It is important to define wealth. You can't measure your wealth by the things you buy -- for example if you buy 3 cheap Chinese television for $200 each and used a credit card, you don't have $600 ---for one those televisions are only worth maybe $50 each once they're used ---so you owe $600 for something that might be worth $150. Same with a car, if you buy a car that costs $25,000 and stretch payments out for 5 years, first the minute you drive that car off the lot, you've lost at least $5,000 and in a couple years you still owe more than half but the car has lost more than half it's "value". Everything you own is technically used and isn't worth much.
The problem with these discussions is you have different people operating off of different definitions.
For example, Willie Green defines wealth as "The net ownership of material possessions and productive resources. In other words, the difference between physical and financial assets that you own and the liabilities that you owe". Unfortunately, his definition does not include intellectual property like patents and copyrights, nor does it include knowledge and skill (an intelligent man with specialized knowledge can realize a bigger cash flow than the average man with a piece of manufactoring equiptment he doesn't know how to use). It also doesn't include certain rights (like the transferrable rights to use someone else's property)

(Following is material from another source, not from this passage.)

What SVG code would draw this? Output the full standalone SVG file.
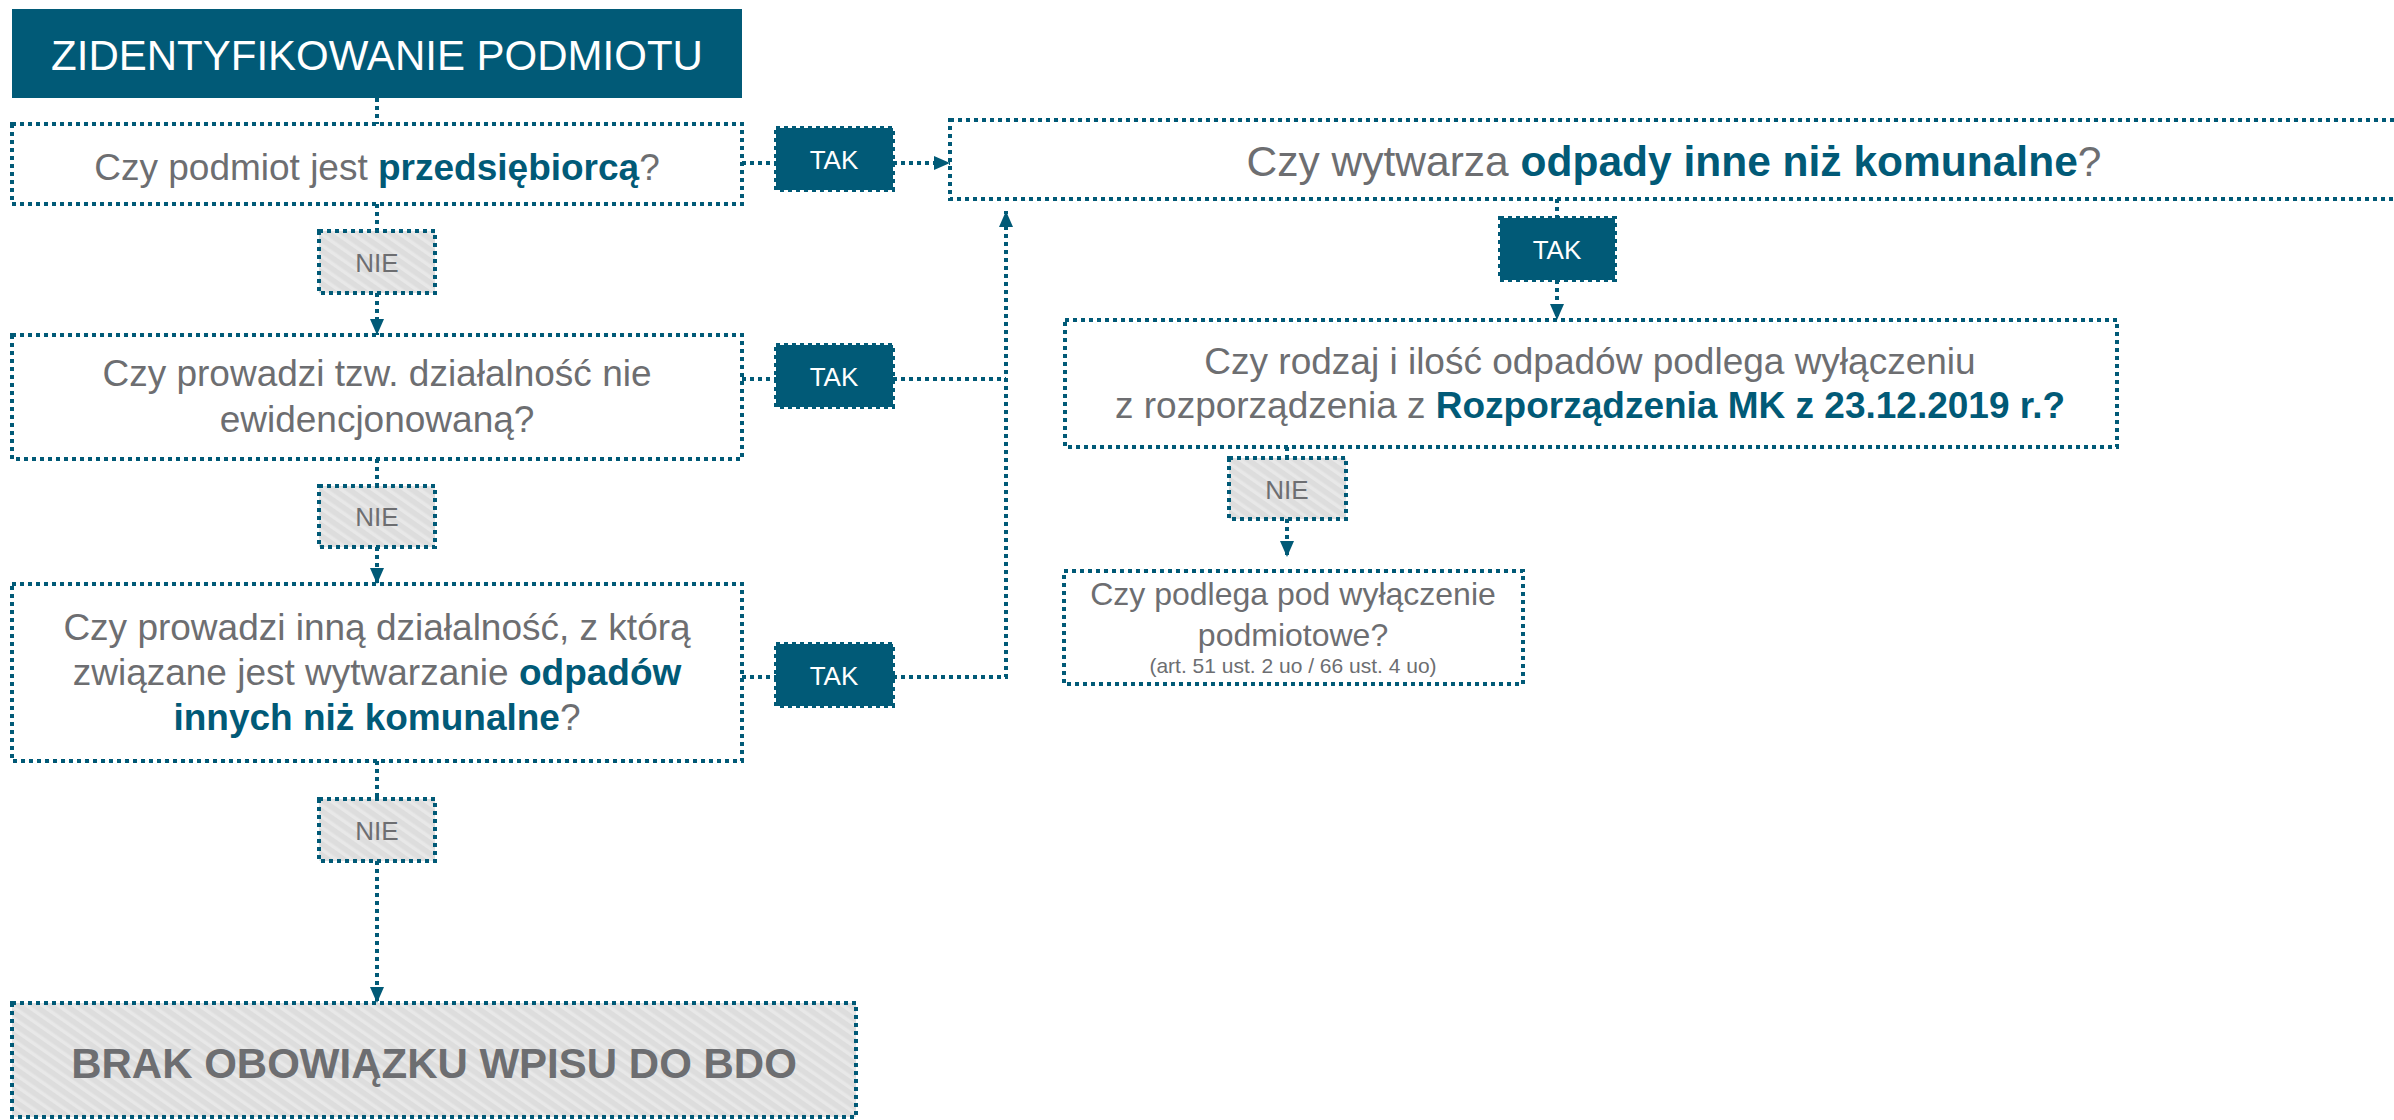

IMHO, a modification of Willie's definition of wealth should be something like "the net present resale value of property, or the net present value of cash-flow resulting from ownership of property". Thus, used (or consumed) property has less wealth-value than what it was bought for, while other investment property may be currently worth more than what was paid for it.
In short, a good definition of wealth is "stuff that can be used to acquire desired goods or services". So, owning a working business is "wealth", owning rentable land is "wealth", owning salable or licensable intellectual property is "wealth", but a used TV set is only "wealth" to the extent that it has resale value
I agree. That's actually another problem with his wealth creation theory. Virtually all manufactured goods disappear and have to be recreated. The value of manufactured goods is a tiny percentage of the accumulated wealth in the world. It's primarily intangible assets or a nonmanufactured tangible like land. See posts 244 and 246. He never answered my question. I was just applying his wealth theory to the trade deficit.
You have happened upon the secret of maintaining and increasing wealth.